Elisa perguntou ao palestrante quais as medidas que devem ser tomadas quando se descobre sítios, e quanto ao município, que ações devem tomar. Juliano respondeu que quem deveria protegê-lo, mapeá-lo, dialogar ações de proteção seria o Iphan, que existem três autarquias regionais, onde a autarquia mais próxima está localizada em Laguna. No entanto devido à falta de pessoas e recursos, como alegam, seguramente são as universidades que vem atuando. Os municípios na ausência do Iphan devem providenciar ações para resguardá-los, como vem fazendo os municípios de Laguna e Jaguaruna com a fixação de placas.

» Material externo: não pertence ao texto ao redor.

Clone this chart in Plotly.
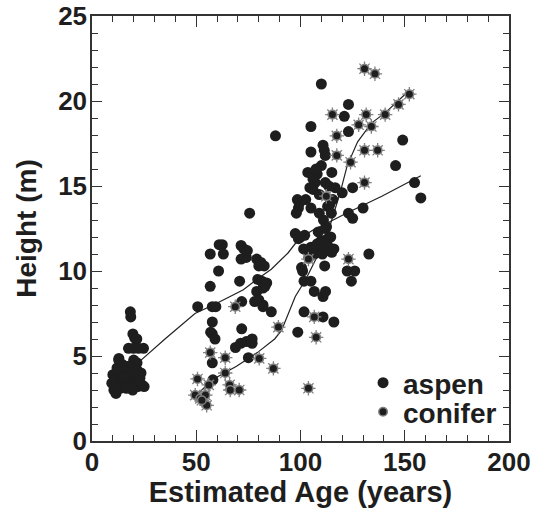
import plotly.graph_objects as go

# ---------------- data ----------------
aspen_age = [
    # young cluster
    18.4, 18.6, 19.6, 20.5, 21.5, 17.5, 19.9, 22.3, 24.7, 12.8, 20.0, 21.6,
    10.0, 11.0, 12.0, 10.5, 11.5, 13.0, 14.0, 15.0, 13.5, 16.0, 17.0, 18.0,
    19.0, 20.0, 21.0, 22.0, 23.0, 24.0, 25.0, 19.5, 16.5, 12.0, 14.5, 17.5,
    21.5, 23.5, 9.5, 12.9, 15.5, 22.5,
    # middle cluster
    50.7, 56.7, 61.0, 62.5, 63.0, 60.7, 56.7, 57.7, 59.4, 57.7, 56.9, 57.7,
    59.0, 57.7, 58.0, 75.6, 71.5, 72.8, 74.5, 74.0, 71.5, 70.8, 71.8, 71.8,
    68.8, 71.3, 74.0, 76.8, 76.8, 75.0, 79.0, 81.0, 80.0, 82.6, 79.5, 81.5,
    83.0, 83.8, 79.0, 78.0, 80.0, 82.0, 82.0, 86.0, 82.0, 88.0,
    # older cluster
    110.0, 105.0, 105.0, 110.8, 111.4, 111.9, 110.0, 106.0, 108.0, 106.0,
    107.0, 115.0, 111.9, 113.5, 104.5, 106.0, 109.0, 116.6, 120.0, 115.5,
    114.0, 113.0, 114.8, 98.5, 99.5, 99.0, 98.0, 102.5, 105.0, 109.0, 111.0,
    112.5, 123.0, 125.0, 125.0, 130.0, 123.0, 123.0, 121.0, 145.6, 149.0,
    154.7, 157.7, 132.8, 122.4, 126.0, 124.4, 97.5, 100.0, 102.0, 99.0,
    101.5, 103.0, 105.0, 107.0, 109.0, 111.0, 113.0, 115.0, 116.0, 108.0,
    110.0, 113.0, 100.5, 101.0, 101.7, 105.0, 106.6, 110.8, 112.0, 111.6,
    113.0, 101.7, 110.8, 116.0, 98.7, 106.6, 113.0, 104.0, 108.5, 112.0,
    103.5, 107.5, 110.5, 114.5,
]
aspen_height = [
    7.6, 7.3, 6.3, 6.05, 6.0, 5.45, 5.45, 5.45, 5.45, 4.76, 4.76, 4.6,
    3.9, 3.6, 3.3, 3.0, 2.8, 4.1, 3.7, 3.4, 3.1, 4.0, 3.6, 3.3,
    4.3, 3.9, 3.5, 3.2, 3.7, 3.3, 3.2, 3.0, 3.1, 4.3, 4.5, 4.4,
    4.2, 4.0, 3.4, 4.86, 3.8, 3.6,
    7.9, 11.0, 11.55, 11.55, 11.0, 10.0, 9.1, 7.9, 7.9, 7.0, 6.4, 6.3,
    6.0, 4.6, 3.6, 13.4, 11.5, 11.3, 11.2, 10.8, 10.7, 9.4, 8.2, 6.6,
    5.5, 5.75, 5.85, 6.0, 5.75, 4.9, 10.7, 10.5, 10.3, 10.3, 9.5, 9.4,
    9.1, 9.3, 8.8, 8.2, 8.3, 8.0, 7.9, 7.6, 9.0, 17.95,
    21.0, 18.5, 17.0, 17.4, 17.1, 16.8, 16.2, 15.8, 15.7, 15.4,
    15.2, 15.8, 15.2, 15.0, 14.9, 14.8, 14.5, 14.9, 14.6, 14.2,
    13.9, 13.8, 13.4, 14.2, 14.0, 13.7, 13.4, 14.2, 13.7, 13.4, 13.0,
    12.6, 13.4, 13.1, 14.9, 13.7, 18.2, 19.8, 19.1, 16.2, 17.7,
    15.2, 14.3, 11.0, 10.0, 10.0, 9.4, 12.2, 12.0, 12.1, 11.9,
    11.3, 11.2, 11.4, 11.3, 11.1, 11.3, 11.2, 11.1, 11.3, 11.6,
    11.8, 11.9, 10.2, 10.0, 9.4, 9.4, 8.8, 8.5, 8.8, 10.3,
    11.3, 7.6, 7.3, 7.0, 6.4, 11.0, 11.5, 10.8, 12.3, 12.5,
    15.8, 16.0, 11.0, 12.0,
]

conifer_age = [
    130.7, 135.7, 152.2, 147.0, 140.6, 115.3, 131.5, 134.0, 127.9, 117.4,
    124.0, 117.4, 130.7, 137.0, 130.7, 123.0, 106.6, 107.5, 103.8, 87.0,
    89.4, 80.2, 68.7, 63.9, 63.9, 66.0, 66.3, 70.6, 56.7, 56.0, 50.6,
    49.5, 51.9, 54.4, 55.0, 52.7, 103.8, 112.4,
]
conifer_height = [
    21.9, 21.6, 20.4, 19.8, 19.2, 19.2, 19.2, 18.5, 18.6, 17.95,
    16.4, 16.8, 17.1, 17.1, 15.2, 10.7, 7.3, 6.1, 3.1, 4.27,
    6.7, 4.86, 7.9, 4.9, 4.0, 3.3, 3.0, 3.0, 5.2, 3.3, 3.65,
    2.7, 2.5, 2.7, 2.1, 2.4, 10.7, 14.4,
]

# smoothed fits
aspen_fit_age = [23, 35, 49.4, 59.4, 72.6, 79, 86, 94, 99, 105.8, 115.7, 122, 139, 157.7]
aspen_fit_height = [4.7, 6.0, 7.5, 8.07, 8.9, 9.5, 10.1, 11.06, 11.85, 12.4, 13.0, 13.4, 14.4, 15.6]

conifer_fit_age = [51, 57.7, 69.3, 79.3, 87.6, 90.9, 97.5, 102.5, 109, 114, 119, 122.4, 127.4, 134, 140.6, 147, 152]
conifer_fit_height = [2.8, 3.6, 4.4, 5.2, 6.0, 6.5, 8.5, 9.5, 11.1, 12.6, 14.6, 16.2, 17.6, 18.7, 19.3, 20.0, 20.6]

x_ticks = [0, 50, 100, 150, 200]
y_ticks = [0, 5, 10, 15, 20, 25]

# ---------------- figure ----------------
FONT = "Liberation Sans, Arial, sans-serif"
INK = "#1e1e1e"
HALO = "#808080"

fig = go.Figure()

fig.add_trace(go.Scatter(
    x=aspen_fit_age, y=aspen_fit_height, mode="lines",
    line=dict(color="#222", width=1.2), showlegend=False, hoverinfo="skip"))
fig.add_trace(go.Scatter(
    x=conifer_fit_age, y=conifer_fit_height, mode="lines",
    line=dict(color="#222", width=1.2), showlegend=False, hoverinfo="skip"))

fig.add_trace(go.Scatter(
    x=aspen_age, y=aspen_height, mode="markers", name="aspen",
    marker=dict(symbol="circle", size=11, color=INK, line=dict(width=0)),
    legend="legend"))

# conifer starburst: gray spikes behind a dark core
fig.add_trace(go.Scatter(
    x=conifer_age, y=conifer_height, mode="markers", name="conifer_halo",
    marker=dict(symbol="asterisk-open", size=12, color=HALO, line=dict(width=1.3, color=HALO)),
    showlegend=False))
fig.add_trace(go.Scatter(
    x=conifer_age, y=conifer_height, mode="markers", name="conifer",
    marker=dict(symbol="circle", size=8.5, color=INK, line=dict(width=1.5, color=HALO)),
    legend="legend2"))

axis_common = dict(
    showline=True, linecolor="#333", linewidth=1.5, mirror="ticks",
    ticks="inside", tickcolor="#333", tickwidth=1.3,
    showgrid=False, zeroline=False,
    tickfont=dict(family=FONT, size=26, color=INK, weight="bold"),
)

fig.update_xaxes(
    range=[0, 200], tickvals=x_ticks, ticklen=11,
    minor=dict(dtick=10, ticks="inside", ticklen=6, tickcolor="#333", tickwidth=1.1),
    ticklabelstandoff=-3,
    title=dict(text="Estimated Age (years)", standoff=17,
               font=dict(family=FONT, size=29, color=INK, weight="bold")),
    **axis_common)
fig.update_yaxes(
    range=[0, 25], tickvals=y_ticks, ticklen=10,
    minor=dict(dtick=1, ticks="inside", ticklen=6, tickcolor="#333", tickwidth=1.1),
    ticklabelstandoff=-2,
    title=dict(text="Height (m)", standoff=13,
               font=dict(family=FONT, size=28, color=INK, weight="bold")),
    **axis_common)

legend_font = dict(family=FONT, size=28, color=INK, weight="bold")
fig.update_layout(
    width=546, height=508,
    margin=dict(l=92, r=37, t=16, b=67, autoexpand=False),
    paper_bgcolor="white", plot_bgcolor="white",
    showlegend=True,
    legend=dict(x=0.650, y=0.1365, xanchor="left", yanchor="middle",
                bgcolor="rgba(0,0,0,0)", borderwidth=0, font=legend_font),
    legend2=dict(x=0.650, y=0.068, xanchor="left", yanchor="middle",
                 bgcolor="rgba(0,0,0,0)", borderwidth=0, font=legend_font),
)

fig.write_html("out.html", config={"displayModeBar": False},
               post_script="document.body.style.margin='0';")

Além do mais, os municípios citados, por meio de suas fundações culturais, procuram divulgar o patrimônio à sociedade.
Para o município de Araranguá a arqueologia poderia ser uma grande parceira na divulgação e promoção do desenvolvimento da região. No entanto vem perdendo uma grande oportunidade em envolver a comunidade, as escolas, para preservar e divulgar, transformando-o em atrativo turístico. A prefeitura poderia disponibilizar placas ou criar infraestrutura de tal modo que proporcionasse a visitação dos sítios em especial do abrigo sobre rocha.   A própria tese defendida pelo professor Juliano traz na sua conclusão referência aos sítios identificados no Morro dos Conventos, sua importância e o modo como o poder público de explorá-lo para promover o desenvolvimento do município. Segundo Juliano: “Os sítios do Morro dos Conventos são bons exemplos do potencial museuológico que a região oferece, transformados em museu ao ar livre, com visitas orientadas dentro de um plano de turismo cultural sustentável, que inclua a comunidade”.
Quando faz referência a arqueologia histórica está se referindo aos agrupamentos mais recentes como os quilombolas entre outros que habitaram um determinado território, cujas ruínas deixadas servem de material documental. Elisa levantou questionamento se a antropologia não busca identificar o homem não a partir do nascimento, mas do que veio antes, dos vestígios deixados. Que nós seres contemporâneos possuímos elementos culturais desse povo anterior. Josie, pesquisado do Ipat, respondeu que tanto a antropologia como a arqueologia trabalham com a herança genética, que o ambiente onde viveram são decisivos no processo de pesquisa. Além do mais a arqueologia ajuda a compreender o modo como os grupos humanos se apoderam das paisagens, ajuda a pensar o território, sua relação com os fenômenos climáticos, sua previsibilidade de médio e longo prazo.